Theories of authorship have played something of a strategic role in thedevelopment of film studies, facilitating an academic and a popular understanding of film as ‘art’: an understanding which rapidly came to be organised around the figure of the male director and his oeuvre. Subsequent explorations of genre or of narrative, along with the work of cultural studies in opening up an investigation of popular entertainment, have also enabled an address to the mainstream cinema as a meaningful form of cultural production. Such models suggested that significant patterns, structures and repetitions might be discerned across the work of individuals or production teams, across genres and modes of production.
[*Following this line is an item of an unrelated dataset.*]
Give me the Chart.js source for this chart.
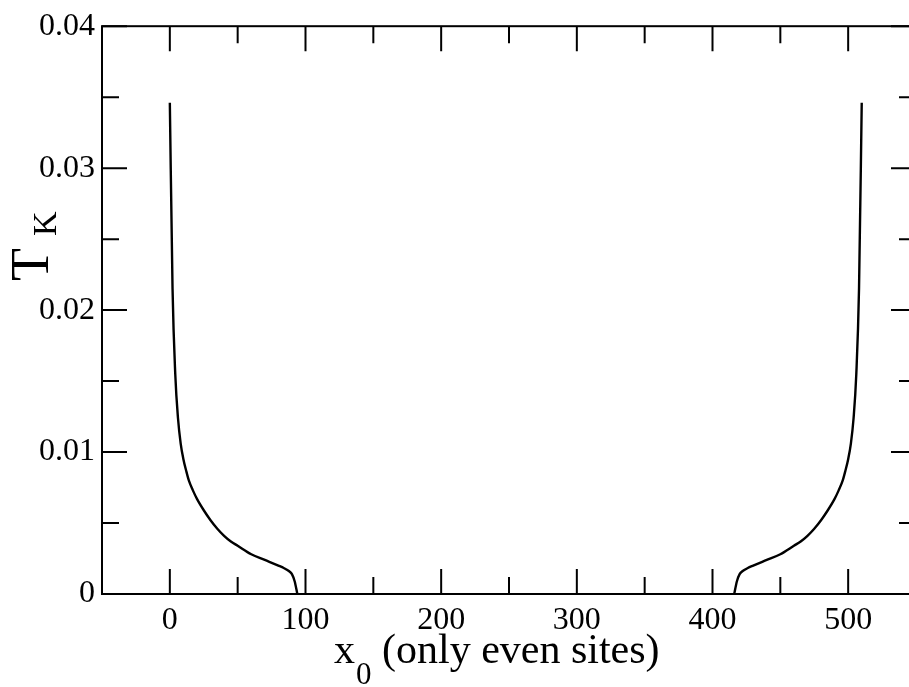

If feminist critics have re-read the performances of classical Hollywood stars, exploring in detail the nuances of gendered representation in movies of the 1930s, 1940s and 1950s, Judith Mayne notes that ‘[s]urprisingly little…attention has been paid…to the function and position of the woman director’ (1990:98). Mayne attributes the neglect of female authorship in part to a critical determination to avoid essentialism. Since both essentialism and auteurism suggest a problematic understanding of both cinema and identity (one that is ‘untheoretical’, or perhaps simply using unfashionable theories) the topic of female authorship remains an awkward one. Constructions of authorship have a tendency to focus on the director, erasing the part played by other contributors to the

textual and extra-textual production of meaning (not least, the work of audiences). Romantic constructions of authorship can equally fail to attend to the conventions of genre, the work of performers or the economic and other industrial pressures on the processes of film-making. Such factors have produced a tendency to examine the popular cinema in terms of its textual contradictions, or in terms of the range of responses it generates rather than in a search for some originary point. Yet, at the same time, women are now working in the American film industry as directors and producers, as well as in the more established roles of screenwriters and performers, on a scale unprecedented within classical Hollywood. What significance might this have, and how might feminist scholarship, reluctant in any case to take the popular too seriously, make sense of the developing visibility of women in the popular American cinema?